Celebra-se como troféu, no cinema, em séries de televisão e livros, a descoberta de uma criança ou adolescente superdotado — pessoas capazes de destrinchar equações intrincadas, soletrar longas palavras e elencar os países do mapa-múndi como quem soma dois e dois. Os geniozinhos, as mentes brilhantes, foram quase sempre tratados pelas famílias como dádiva, e aplaudir um QI alto, de 130 pontos para cima, representaria ganhar na loteria. Pesquisas recentes, somadas a olhar mais cuidadoso, começam a reverter parte dessa percepção, e o que seria benesse pode vir a se transformar em desafio, ou mesmo fragilidade e um problema.

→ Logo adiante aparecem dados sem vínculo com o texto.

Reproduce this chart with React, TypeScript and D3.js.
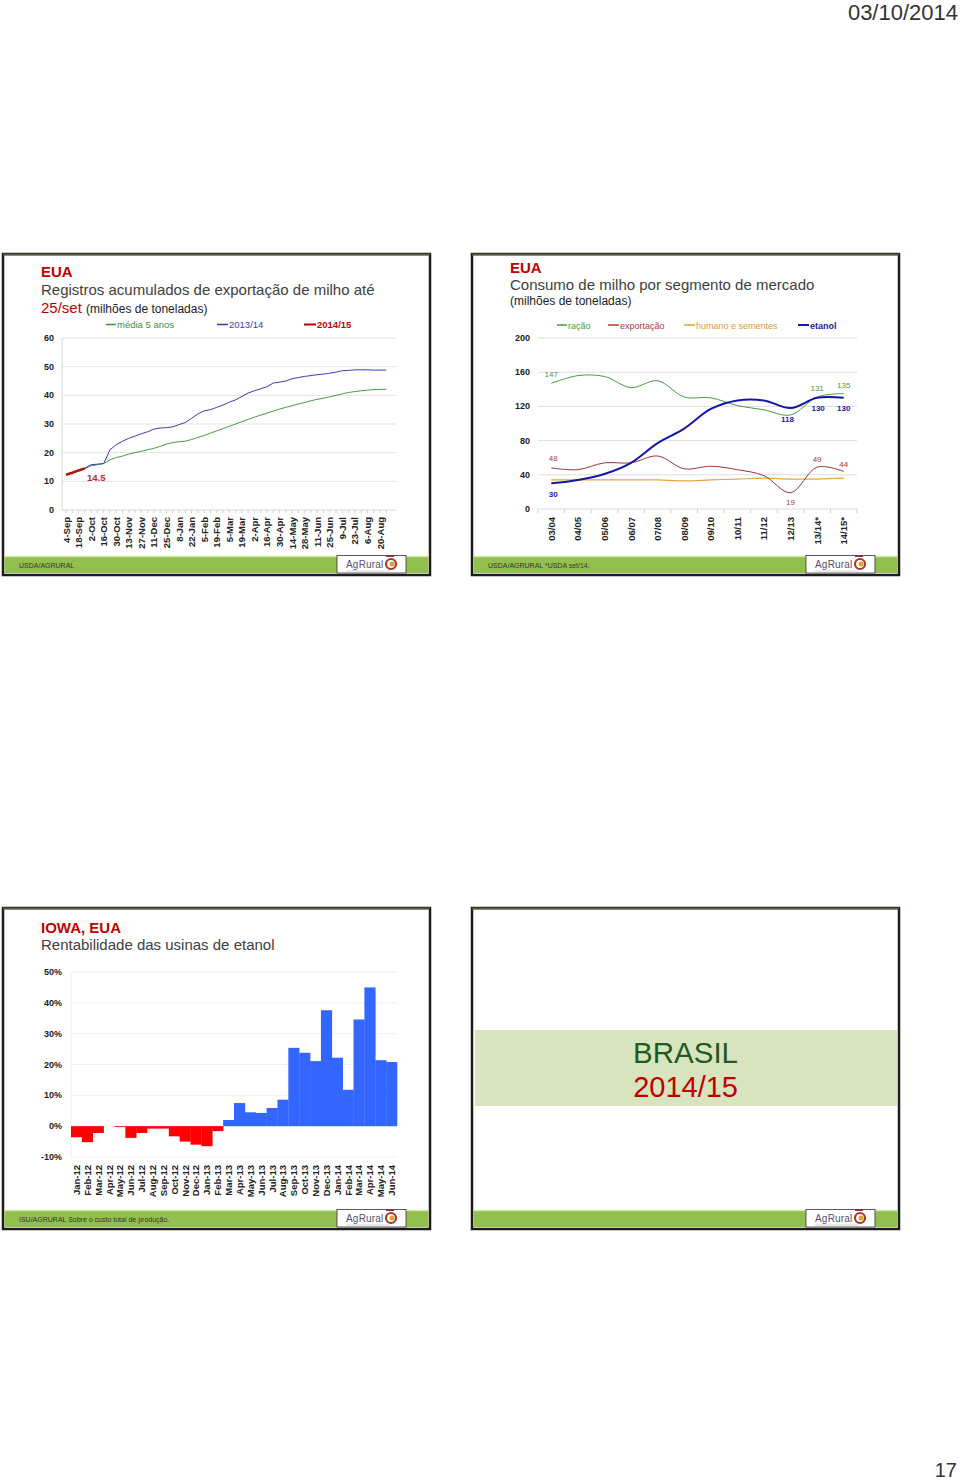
import React from 'react';
import * as d3 from 'd3';

const FONT = '"Liberation Sans", Arial, Helvetica, sans-serif';

// ---------- Chart 1: export registrations ----------
const weekTickLabels = ['4-Sep','18-Sep','2-Oct','16-Oct','30-Oct','13-Nov','27-Nov','11-Dec','25-Dec','8-Jan','22-Jan','5-Feb','19-Feb','5-Mar','19-Mar','2-Apr','16-Apr','30-Apr','14-May','28-May','11-Jun','25-Jun','9-Jul','23-Jul','6-Aug','20-Aug'];
const media5anos = [12.2,12.9,13.6,14.4,15.4,15.8,16.2,17.5,18.3,18.8,19.5,20.0,20.5,21.0,21.5,22.2,23.0,23.5,23.8,24.0,24.6,25.3,26.0,26.8,27.6,28.4,29.2,30.0,30.8,31.6,32.4,33.1,33.8,34.5,35.2,35.8,36.4,37.0,37.5,38.1,38.6,39.0,39.5,40.0,40.5,41.0,41.3,41.6,41.8,42.0,42.1,42.1];
const safra1314 = [12.3,13.0,13.8,14.6,15.8,16.0,16.2,21.0,22.8,24.0,25.0,25.8,26.6,27.3,28.2,28.6,28.7,29.0,29.8,30.5,32.0,33.5,34.6,35.0,35.8,36.6,37.6,38.4,39.6,40.8,41.6,42.3,43.0,44.3,44.6,45.0,45.8,46.2,46.6,46.9,47.2,47.4,47.7,48.1,48.6,48.7,48.9,48.9,48.9,48.8,48.8,48.8];
const safra1415 = [12.3,13.0,13.8,14.5];
const chart1YTicks = [0,10,20,30,40,50,60];

// ---------- Chart 2: consumption by segment ----------
const seasons = ['03/04','04/05','05/06','06/07','07/08','08/09','09/10','10/11','11/12','12/13','13/14*','14/15*'];
const racao = [147,156,155,142,150,131,130,121,116,110,131,135];
const exportacao = [48,46,54,54,62,47,50,46,39,19,49,44];
const humano = [34,34,34,34,34,33,34,35,36,35,35,36];
const etanol = [30,34,41,54,77,94,117,127,127,118,130,130];
const chart2YTicks = [0,40,80,120,160,200];

// ---------- Chart 3: Iowa ethanol profitability ----------
const months = ['Jan-12','Feb-12','Mar-12','Apr-12','May-12','Jun-12','Jul-12','Aug-12','Sep-12','Oct-12','Nov-12','Dec-12','Jan-13','Feb-13','Mar-13','Apr-13','May-13','Jun-13','Jul-13','Aug-13','Sep-13','Oct-13','Nov-13','Dec-13','Jan-14','Feb-14','Mar-14','Apr-14','May-14','Jun-14'];
const rentabilidade = [-3.6,-5.2,-2.2,0,-0.3,-3.8,-2.2,-0.8,-0.8,-3.3,-5.0,-6.0,-6.5,-1.6,2.0,7.5,4.5,4.3,5.9,8.6,25.4,23.8,21.1,37.6,22.2,11.8,34.6,45.0,21.4,20.8];
const chart3YTicks = [-10,0,10,20,30,40,50];

const RED = '#c00000';
const GREEN_BAND = '#93bf4f';

function Logo({ x, y }: { x: number; y: number }) {
  return (
    <g>
      <text x={x} y={y} fontFamily={FONT} fontSize={10} fill="#5b4e6e" letterSpacing={0.2}>AgRural</text>
      <path d={`M${x + 40},${y - 12} h8`} stroke="#8a3060" strokeWidth={2} />
      <circle cx={x + 45} cy={y - 4} r={5} fill="none" stroke="#a33a2a" strokeWidth={2.2} />
      <circle cx={x + 46} cy={y - 4} r={2.5} fill="#e0a030" />
      <path d={`M${x},${y + 3} h44`} stroke="#cfc7d6" strokeWidth={0.8} />
    </g>
  );
}

function SlideFrame({ x0, y0, x1, y1, footer, tabX, band = true }: any) {
  const by0 = y1 - 19;
  const by1 = y1 - 2;
  return (
    <g>
      <rect x={x0} y={y0} width={x1 - x0} height={y1 - y0} fill="#fff" stroke="#1c1c1c" strokeWidth={2.5} />
      <line x1={x0} x2={x1} y1={y0 + 0.5} y2={y0 + 0.5} stroke="#55583a" strokeWidth={2} />
      {band && (
        <g>
          <rect x={x0 + 1.5} y={by0} width={x1 - x0 - 3} height={by1 - by0} fill={GREEN_BAND} />
          <line x1={x0 + 1.5} x2={x1 - 1.5} y1={by0 + 0.5} y2={by0 + 0.5} stroke="#d2e6ad" strokeWidth={1.5} />
          <rect x={tabX} y={by0 - 0.5} width={69} height={by1 - by0 + 0.5} fill="#fff" stroke="#333" strokeWidth={0.8} />
          <Logo x={tabX + 9} y={by1 - 5} />
          <text x={x0 + 16} y={by1 - 5.5} fontFamily={FONT} fontSize={7} fill="#333">{footer}</text>
        </g>
      )}
    </g>
  );
}

function Chart1() {
  const y = d3.scaleLinear().domain([0, 60]).range([510, 338]);
  const x = d3.scaleLinear().domain([0, 51]).range([66, 386.3]);
  const line = d3.line<number>().x((_, i) => x(i)).y((d) => y(d));
  const left = 62, right = 396;
  return (
    <g fontFamily={FONT}>
      <text x={41} y={277} fontSize={15} fontWeight="bold" fill={RED}>EUA</text>
      <text x={41} y={295} fontSize={15} fill="#404040">Registros acumulados de exportação de milho até</text>
      <text x={41} y={313} fontSize={15} fill={RED}>25/set <tspan fontSize={12} fill="#222">(milhões de toneladas)</tspan></text>
      {/* legend */}
      <g fontSize={9.5}>
        <line x1={106} x2={116} y1={324.5} y2={324.5} stroke="#3f8f3f" strokeWidth={1.5} />
        <text x={117} y={328} fill="#3f8f3f">média 5 anos</text>
        <line x1={217} x2={228} y1={324.5} y2={324.5} stroke="#3b3bb0" strokeWidth={1.5} />
        <text x={229} y={328} fill="#3b3bb0">2013/14</text>
        <line x1={304} x2={316} y1={324.5} y2={324.5} stroke={RED} strokeWidth={2} />
        <text x={317} y={328} fill={RED} fontWeight="bold">2014/15</text>
      </g>
      {chart1YTicks.map((t) => (
        <g key={t}>
          {t > 0 && <line x1={left} x2={right} y1={y(t)} y2={y(t)} stroke="#e3e3e3" strokeWidth={1} />}
          <text x={54} y={y(t) + 3} fontSize={9} fontWeight="bold" textAnchor="end" fill="#222">{t}</text>
        </g>
      ))}
      <line x1={left} x2={left} y1={338} y2={510} stroke="#d8d8d8" />
      <line x1={left} x2={right} y1={510} y2={510} stroke="#d8d8d8" />
      {media5anos.map((_, i) => (
        <line key={i} x1={x(i)} x2={x(i)} y1={510} y2={513} stroke="#d0d0d0" />
      ))}
      <path d={line(media5anos) || ''} fill="none" stroke="#4a9a45" strokeWidth={1} />
      <path d={line(safra1314) || ''} fill="none" stroke="#3b3bb8" strokeWidth={1} />
      <path d={line(safra1415) || ''} fill="none" stroke="#b01515" strokeWidth={2.5} />
      <text x={87} y={481} fontSize={9.5} fontWeight="bold" fill="#c0282a">{safra1415[safra1415.length - 1]}</text>
      {weekTickLabels.map((l, i) => (
        <text key={l} transform={`translate(${x(i * 2) + 3.5},517) rotate(-90)`} textAnchor="end" fontSize={9.5} fontWeight="bold" fill="#222">{l}</text>
      ))}
    </g>
  );
}

function Chart2() {
  const y = d3.scaleLinear().domain([0, 200]).range([509, 338]);
  const x = d3.scaleBand<string>().domain(seasons).range([538, 857]);
  const cx = (i: number) => (x(seasons[i]) as number) + x.bandwidth() / 2;
  const line = d3.line<number>().x((_, i) => cx(i)).y((d) => y(d)).curve(d3.curveCatmullRom.alpha(0.5));
  const left = 538, right = 857;
  const lbl = (i: number, v: number, dx: number, dy: number, color: string, bold = false, key = '') => (
    <text key={key} x={cx(i) + dx} y={y(v) + dy} fontSize={8} fontWeight={bold ? 'bold' : 'normal'} fill={color} textAnchor="middle">{v}</text>
  );
  return (
    <g fontFamily={FONT}>
      <text x={510} y={273} fontSize={15} fontWeight="bold" fill={RED}>EUA</text>
      <text x={510} y={290} fontSize={15} fill="#404040">Consumo de milho por segmento de mercado</text>
      <text x={510} y={305} fontSize={12} fill="#222">(milhões de toneladas)</text>
      <g fontSize={9}>
        <line x1={557} x2={567} y1={325} y2={325} stroke="#4a9a45" strokeWidth={1.5} />
        <text x={568} y={328.5} fill="#4a9a45">ração</text>
        <line x1={608} x2={619} y1={325} y2={325} stroke="#b03a3a" strokeWidth={1.5} />
        <text x={620} y={328.5} fill="#b03a3a">exportação</text>
        <line x1={684} x2={695} y1={325} y2={325} stroke="#e0a040" strokeWidth={1.5} />
        <text x={696} y={328.5} fill="#d99a3a">humano e sementes</text>
        <line x1={798} x2={809} y1={325} y2={325} stroke="#1a1aa8" strokeWidth={2} />
        <text x={810} y={328.5} fill="#1a1aa8" fontWeight="bold">etanol</text>
      </g>
      {chart2YTicks.map((t) => (
        <g key={t}>
          <line x1={left} x2={right} y1={y(t)} y2={y(t)} stroke="#dedede" strokeWidth={1} />
          <text x={530} y={y(t) + 3} fontSize={9} fontWeight="bold" textAnchor="end" fill="#222">{t}</text>
        </g>
      ))}
      {seasons.concat(['']).map((_, i) => (
        <line key={i} x1={left + i * x.bandwidth()} x2={left + i * x.bandwidth()} y1={509} y2={513} stroke="#d0d0d0" />
      ))}
      <path d={line(humano) || ''} fill="none" stroke="#eaa53a" strokeWidth={1.2} />
      <path d={line(racao) || ''} fill="none" stroke="#4a9a45" strokeWidth={1} />
      <path d={line(exportacao) || ''} fill="none" stroke="#9e3434" strokeWidth={1} />
      <path d={line(etanol) || ''} fill="none" stroke="#1414a8" strokeWidth={2} />
      {lbl(0, racao[0], 0, -6, '#4a9a45', false, 'a')}
      {lbl(10, racao[10], 0, -6, '#4a9a45', false, 'b')}
      {lbl(11, racao[11], 0, -6, '#4a9a45', false, 'c')}
      {lbl(0, exportacao[0], 2, -7, '#b03a3a', false, 'd')}
      {lbl(10, exportacao[10], 0, -5, '#b03a3a', false, 'e')}
      {lbl(11, exportacao[11], 0, -4, '#b03a3a', false, 'f')}
      {lbl(9, exportacao[9], 0, 12, '#b03a3a', false, 'g')}
      {lbl(0, etanol[0], 2, 14, '#1a1aa8', true, 'h')}
      {lbl(9, etanol[9], -3, 14, '#1a1aa8', true, 'i')}
      {lbl(10, etanol[10], 1, 13, '#1a1aa8', true, 'j')}
      {lbl(11, etanol[11], 0, 13, '#1a1aa8', true, 'k')}
      {seasons.map((l) => (
        <text key={l} transform={`translate(${(x(l) as number) + x.bandwidth() / 2 + 3.5},517) rotate(-90)`} textAnchor="end" fontSize={9.5} fontWeight="bold" fill="#222">{l}</text>
      ))}
    </g>
  );
}

function Chart3() {
  const y = d3.scaleLinear().domain([-10, 50]).range([1157, 972]);
  const x = d3.scaleBand<string>().domain(months).range([71, 397]).padding(0);
  const left = 71, right = 397;
  return (
    <g fontFamily={FONT}>
      <text x={41} y={933} fontSize={15} fontWeight="bold" fill={RED}>IOWA, EUA</text>
      <text x={41} y={950} fontSize={15} fill="#404040">Rentabilidade das usinas de etanol</text>
      {chart3YTicks.map((t) => (
        <g key={t}>
          <line x1={left} x2={right} y1={y(t)} y2={y(t)} stroke="#f0f0f0" strokeWidth={1} />
          <text x={62} y={y(t) + 3} fontSize={9} fontWeight="bold" textAnchor="end" fill="#222">{t}%</text>
        </g>
      ))}
      <line x1={left} x2={left} y1={972} y2={1157} stroke="#eeeeee" />
      {rentabilidade.map((v, i) => (
        <rect key={months[i]} x={x(months[i]) as number} width={x.bandwidth() + 0.3} y={y(Math.max(0, v))} height={Math.abs(y(v) - y(0))} fill={v >= 0 ? '#3366ff' : '#ff0000'} />
      ))}
      {months.map((m) => (
        <text key={m} transform={`translate(${(x(m) as number) + x.bandwidth() / 2 + 3.5},1165) rotate(-90)`} textAnchor="end" fontSize={9.5} fontWeight="bold" fill="#222">{m}</text>
      ))}
    </g>
  );
}

export default function App() {
  return (
    <svg width={960} height={1483} viewBox="0 0 960 1483" style={{ position: 'absolute', left: 0, top: 0, background: '#fff' }}>
      <rect x={0} y={0} width={960} height={1483} fill="#fff" />
      <text x={958} y={20} textAnchor="end" fontFamily={FONT} fontSize={22} fill="#333">03/10/2014</text>
      <text x={957} y={1477} textAnchor="end" fontFamily={FONT} fontSize={20} fill="#333">17</text>

      <SlideFrame x0={3} y0={254} x1={430} y1={575} footer="USDA/AGRURAL" tabX={337} />
      <Chart1 />

      <SlideFrame x0={472} y0={254} x1={899} y1={575} footer="USDA/AGRURAL   *USDA set/14." tabX={806} />
      <Chart2 />

      <SlideFrame x0={3} y0={908} x1={430} y1={1229} footer="ISU/AGRURAL   Sobre o custo total de produção." tabX={337} />
      <Chart3 />

      <SlideFrame x0={472} y0={908} x1={899} y1={1229} footer="" tabX={806} />
      <rect x={475} y={1030} width={422} height={76} fill="#d8e4bd" />
      <text x={738} y={1063} textAnchor="end" fontFamily={FONT} fontSize={29.5} fill="#1f5a22">BRASIL</text>
      <text x={738} y={1097} textAnchor="end" fontFamily={FONT} fontSize={29} fill={RED}>2014/15</text>
    </svg>
  );
}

Uma clássica pesquisa americana, o “estudo genético dos gênios”, como foi chamado, desses que acompanham os investigados ao longo de dezenas de anos, foi sempre a âncora para levar ao topo os muito inteligentes. A partir da década de 1920, houve o acompanhamento de 1 521 crianças superdotadas. Na década de 1950, portanto trinta anos depois, dois terços delas haviam se formado na faculdade, número dez vezes maior do que a população em geral. Em 1954, os homens do grupo que ocupavam cargos burocráticos em escritórios ganhavam, em média, 10 556 dólares por ano, valor exponencialmente superior aos cerca de 5 800 anuais de pares fora do espectro da genialidade. Sucessivos levantamentos, década após década, confirmaram aquele levantamento ancestral. Houve, contudo, mais recentemente, tropeções, com trabalhos que mostraram o óbvio: sensatez é a regra, e para cada resultado científico constatando a grandeza dos precoces há outro para desmenti-lo.

Em 2019, uma equipe de Nashville, nos Estados Unidos, analisou a trilha de 677 pessoas com destaque intelectual. Algo em torno de 12% tinham alcançado sucesso profissional aos 50 anos — o que significa dizer que 88% não chegaram lá. Um estudo de 2025 publicado no periódico Archives of Neuropsychiatry vai direto ao ponto: os superdotados correm mais risco de apresentar problemas de saúde mental, como depressão. E agora? A exuberância de competências cognitivas (de 5% a 10% da população mundial é dessa turma, a depender do rastreamento) pode ser um fardo.
O superdotado sente o peso de, invariavelmente, estar à frente da própria idade e acumular dilemas e reflexões próprios de uma maturidade que ainda não chegou. Chegar à fase adulta sem a compreensão desse estado também pode ser um nó, como recentemente se descobriu com o drama do humorista Whindersson Nunes, cuja internação por dependência de álcool terminaria por revelar suas altas habilidades. A falta de cuidado com elas é o que levaria ao desarranjo de agora? Evidentemente, não há como estabelecer associação direta entre o alcoolismo e os obstáculos de um QI superlativo, mas o tema foi posto à mesa — e, claro, viralizou nas redes sociais, a ágora onde tudo acontece. “As pessoas nascem com essa predisposição. Em interação com o ambiente, sendo estimuladas e orientadas, têm condições de desenvolver algum potencial”, diz a psicóloga Denise Arantes-Brero, diretora do Núcleo Paulista de Atenção à Superdotação.
Acompanhar de perto possíveis mudanças de comportamento, por vezes sutis, pode iluminar o caminho. Foi o que ocorreu com a empresária Priscila Manni Gomide, que percebeu o desconforto da filha de 7 anos na escola, por sentir-se diferente das amigas e com reflexões avançadas para a tenra idade. Hoje ela tem 9 anos, “diagnosticada” (não é uma doença) dentro do perfil de altas habilidades. “É uma cabeça lá na frente para um corpinho que não sustenta o que está vivendo”, afirma Priscila. A busca incessante por conhecimento sobre o tema a levou a fazer contato com especialistas brasileiros e do exterior. Do conjunto de informações, Priscila lançou a plataforma Gifted Brasil — referência à terminologia em inglês para a condição — com um mapa de profissionais que podem ajudar pessoas a compreender o quadro, ainda tão enigmático. Deve-se procurar, simultaneamente, o fim de toda pressão e evitar o esperado tédio de quem anda um pouco acima da platitude. O nome do jogo é compreensão associada a carinho, e nada de sair festejando, por festejar, um QI extraclasse.